The Union submits that the Company in such referenced matters jointly and/or severally, blatantly violated; I. article 51 of collective agreement 4.16; 2. workplace environment provisions of the 4.16 collective agreement; 3. cease and desist orders as directed in prior arbitration awards; 4. cease and desist orders as directed by the Canada Industrial Relations Board.

The Union, given its contentions that the Company blatantly violated the collective agreement and in consideration that such violations were in contravention of cease and desist orders, the Union requests that the arbitrator; 1. declare that the Company blatantly violated article 51 and the workplace environment provisions of the 4.16 collective agreement. 2, Declare that the Company blatantly violated the cease and desist orders as provided in previous arbitration awards and as directed by the Canada Industrial Relations Board. 3. Apply a remedy, in the amount of $1,000,000.00 (one million dollars) to be paid to the Union under the provisions of Addendum 123 of collective agreement 4.16. 4. All costs (including legal costs) associated with the progression of these matters to arbitration. 5. Any alternative remedy as the arbitrator deems appropriate in these circumstances. 6. Any other directive, in favour of the Union, as the arbitrator deems appropriate these circumstances.

The Company disagrees with the Union. [sic]

FOR THE UNION:

(SGD.) D. JOANNETTE

GENERAL CHAIRMAN

There appeared on behalf of the Company:

D. Gagné                             Manager, Labour Relations, Montreal

D. VanCauwenbergh           Director, Labour Relations, Toronto

A. Daigle                              Manager, Labour Relations, Montreal

B. Hogan                              – Manager, Labour Relations, Toronto

D. S. Fisher                         Director, Labour Relations. Montreal

R. Helme                             – Regional Manager, CMC

A. Durochers                       – Assistant Manager, CMC

And on behalf of the Union:

R. A. Beatty                         – Transition Director, Sault Ste-Marie

D. Joannette                        General Chairman, Quebec

L. Morency                           – Office Manager, Quebec

C. Belzile                             – Local Chairman, Quebec

A. Johnson                           – Vice-Local Chairman, Quebec

G. Gower                             – Vice-General Chairman, Belleville

 


PRELIMINARY AWARD OF THE ARBITRATOR

The Company objects that fourteen grievances filed by the Union to arbitration have been progressed in an untimely manner.
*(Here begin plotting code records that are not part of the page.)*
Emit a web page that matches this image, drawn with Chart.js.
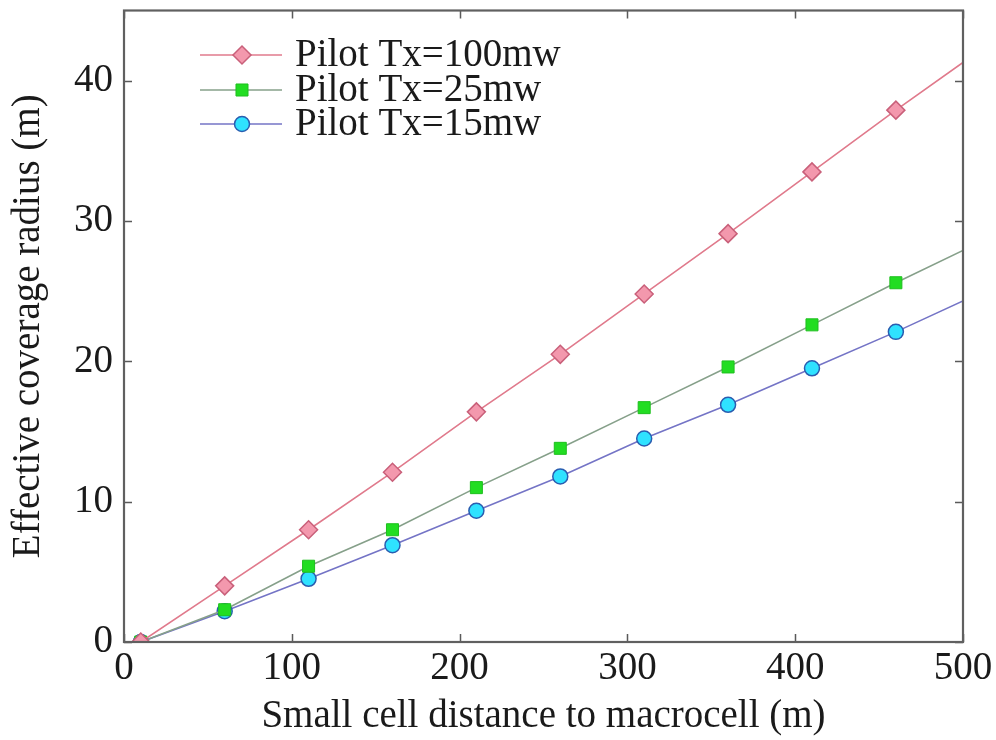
<!DOCTYPE html>
<html>
<head>
<meta charset="utf-8">
<script src="https://cdn.jsdelivr.net/npm/chart.js@4/dist/chart.umd.min.js"></script>
<style>
  html, body { margin: 0; padding: 0; background: #ffffff; }
  #wrap { width: 996px; height: 740px; position: relative; }
</style>
</head>
<body>
<div id="wrap"><canvas id="c" width="996" height="740"></canvas></div>
<script>
// ---- data ----
const distances = [10, 60, 110, 160, 210, 260, 310, 360, 410, 460, 500];
const tx100 = [0, 4.0, 8.0, 12.1, 16.4, 20.5, 24.8, 29.1, 33.5, 37.9, 41.3];
const tx25  = [0, 2.3, 5.4, 8.0, 11.0, 13.8, 16.7, 19.6, 22.6, 25.6, 27.9];
const tx15  = [0, 2.2, 4.5, 6.9, 9.35, 11.8, 14.5, 16.9, 19.5, 22.1, 24.3];
const seriesLabels = ['Pilot Tx=100mw', 'Pilot Tx=25mw', 'Pilot Tx=15mw'];
const xTicks = [0, 100, 200, 300, 400, 500];
const yTicks = [0, 10, 20, 30, 40];

const FONT = '"Liberation Serif", "Times New Roman", serif';
const FS = 39;

function pts(ys) { return distances.map((x, i) => ({ x: x, y: ys[i] })); }
const lastIdx = distances.length - 1;
function rad(r) { return (ctx) => ctx.dataIndex === lastIdx ? 0 : r; }

const datasets = [
  { label: seriesLabels[0], data: pts(tx100), borderColor: '#e07a8c', backgroundColor: '#f398ad',
    pointStyle: 'rectRot', pointRadius: rad(9), pointBorderColor: '#c9607a', pointBackgroundColor: '#f398ad',
    pointBorderWidth: 1.5, borderWidth: 1.6, tension: 0 },
  { label: seriesLabels[1], data: pts(tx25), borderColor: '#86a08a', backgroundColor: '#22dd22',
    pointStyle: 'rect', pointRadius: rad(8.5), pointBorderColor: '#1fbf1f', pointBackgroundColor: '#22dd22',
    pointBorderWidth: 1, borderWidth: 1.6, tension: 0 },
  { label: seriesLabels[2], data: pts(tx15), borderColor: '#7474c6', backgroundColor: '#2fe2ff',
    pointStyle: 'circle', pointRadius: rad(7.5), pointBorderColor: '#2a5db0', pointBackgroundColor: '#2fe2ff',
    pointBorderWidth: 1.5, borderWidth: 1.6, tension: 0 }
];

const boxPlugin = {
  id: 'boxTicks',
  afterDraw(chart) {
    const { ctx, chartArea: a, scales } = chart;
    const xs = scales.x, ys = scales.y;
    ctx.save();
    ctx.strokeStyle = '#5a5a5a';
    ctx.lineWidth = 1.5;
    const L = 8;
    ctx.beginPath();
    xTicks.forEach(v => {
      const px = Math.round(xs.getPixelForValue(v)) + 0.5;
      ctx.moveTo(px, a.bottom); ctx.lineTo(px, a.bottom - L);
      ctx.moveTo(px, a.top); ctx.lineTo(px, a.top + L);
    });
    yTicks.forEach(v => {
      const py = Math.round(ys.getPixelForValue(v)) + 0.5;
      ctx.moveTo(a.left, py); ctx.lineTo(a.left + L, py);
      ctx.moveTo(a.right, py); ctx.lineTo(a.right - L, py);
    });
    ctx.stroke();
    ctx.lineWidth = 2.2;
    ctx.strokeStyle = '#606060';
    ctx.strokeRect(a.left, a.top, a.right - a.left, a.bottom - a.top);
    ctx.restore();
  },
  afterDatasetsDraw(chart) {
    const { ctx } = chart;
    const rows = [55, 90, 124];
    ctx.save();
    chart.data.datasets.forEach((ds, i) => {
      const y = rows[i];
      ctx.strokeStyle = ds.borderColor;
      ctx.lineWidth = ds.borderWidth;
      ctx.beginPath();
      ctx.moveTo(200, y); ctx.lineTo(282, y);
      ctx.stroke();
      ctx.fillStyle = ds.pointBackgroundColor;
      ctx.strokeStyle = ds.pointBorderColor;
      ctx.lineWidth = ds.pointBorderWidth;
      const r = ds.pointStyle === 'rectRot' ? 9 : (ds.pointStyle === 'rect' ? 8.5 : 7.5);
      Chart.helpers.drawPoint(ctx, { pointStyle: ds.pointStyle, radius: r, rotation: 0, borderWidth: ds.pointBorderWidth }, 242, y);
      ctx.fillStyle = '#1a1a1a';
      ctx.font = FS + 'px ' + FONT;
      ctx.textBaseline = 'middle';
      ctx.textAlign = 'left';
      ctx.fillText(ds.label, 295, y + 1);
    });
    ctx.restore();
  }
};

new Chart(document.getElementById('c'), {
  type: 'line',
  data: { datasets },
  options: {
    responsive: false,
    animation: false,
    events: [],
    layout: { padding: { left: 0, right: 33, top: 10, bottom: 0 } },
    plugins: { legend: { display: false }, tooltip: { enabled: false } },
    scales: {
      x: {
        type: 'linear', min: 0, max: 500,
        afterFit(s) { s.height = 98; s.paddingLeft = 0; s.paddingRight = 0; },
        afterBuildTicks(s) { s.ticks = xTicks.map(v => ({ value: v })); },
        grid: { display: false, drawTicks: false },
        border: { display: false },
        ticks: { color: '#1a1a1a', font: { family: FONT, size: FS }, padding: 3, maxRotation: 0 },
        title: { display: true, text: 'Small cell distance to macrocell (m)', color: '#1a1a1a',
                 font: { family: FONT, size: FS }, padding: { top: 0, bottom: 0 } }
      },
      y: {
        type: 'linear', min: 0, max: 45,
        afterFit(s) { s.width = 124; s.paddingTop = 0; s.paddingBottom = 0; },
        afterBuildTicks(s) { s.ticks = yTicks.map(v => ({ value: v })); },
        grid: { display: false, drawTicks: false },
        border: { display: false },
        ticks: { color: '#1a1a1a', font: { family: FONT, size: FS }, padding: 11 },
        title: { display: true, text: 'Effective coverage radius (m)', color: '#1a1a1a',
                 font: { family: FONT, size: FS }, padding: { top: 5, bottom: 0 } }
      }
    }
  },
  plugins: [boxPlugin]
});
</script>
</body>
</html>
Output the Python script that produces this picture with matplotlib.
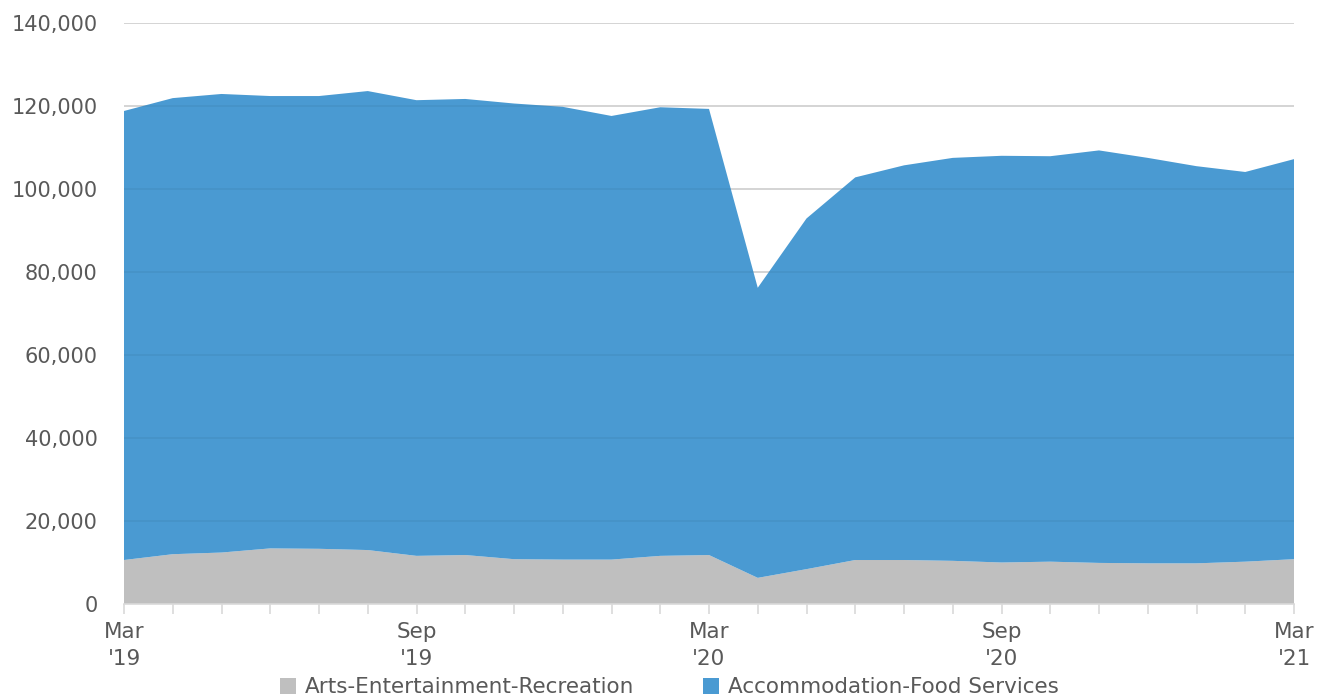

Simply put, the Company notes that the grievances were discussed at Joint Conference, a process which concluded on October 30, 2008. The Company points to the provisions of article 84.4 of the collective agreement which provide as follows:

84.4     A request for arbitration shall be made within 60 calendar days from the date decision is rendered in writing by the Vice-President by filing written notice thereof with the Canadian Railway Office of Arbitration and on the same date a copy of such filed notice will be transmitted to the other party to the grievance.

NOTE: In the application of this paragraph upon receipt of a request for arbitration, the Company will meet with the General Chairperson, within 30 calendar days from receipt of such request, to finalize the required Joint Statement of Issue. Failure to comply with the provisions of this paragraph will permit either party to the dispute to progress the dispute to the Canadian Railway Office of Arbitration on an “ex parte basis” pursuant to the provisions of the Memorandum of Agreement governing the Canadian Railway Office of Arbitration.

In essence, the Company submits that the Union had sixty days after October 30, 2008, until December 29, 2008 to make a request for arbitration by filing its notice with this Office in accordance with the terms of article 84.4 of the collective agreement. Four of the grievances in fact had a slightly longer period given the timing in respect of them which, according to the Company, would have seen the expiry of their sixty day delay effective February 15, 2009.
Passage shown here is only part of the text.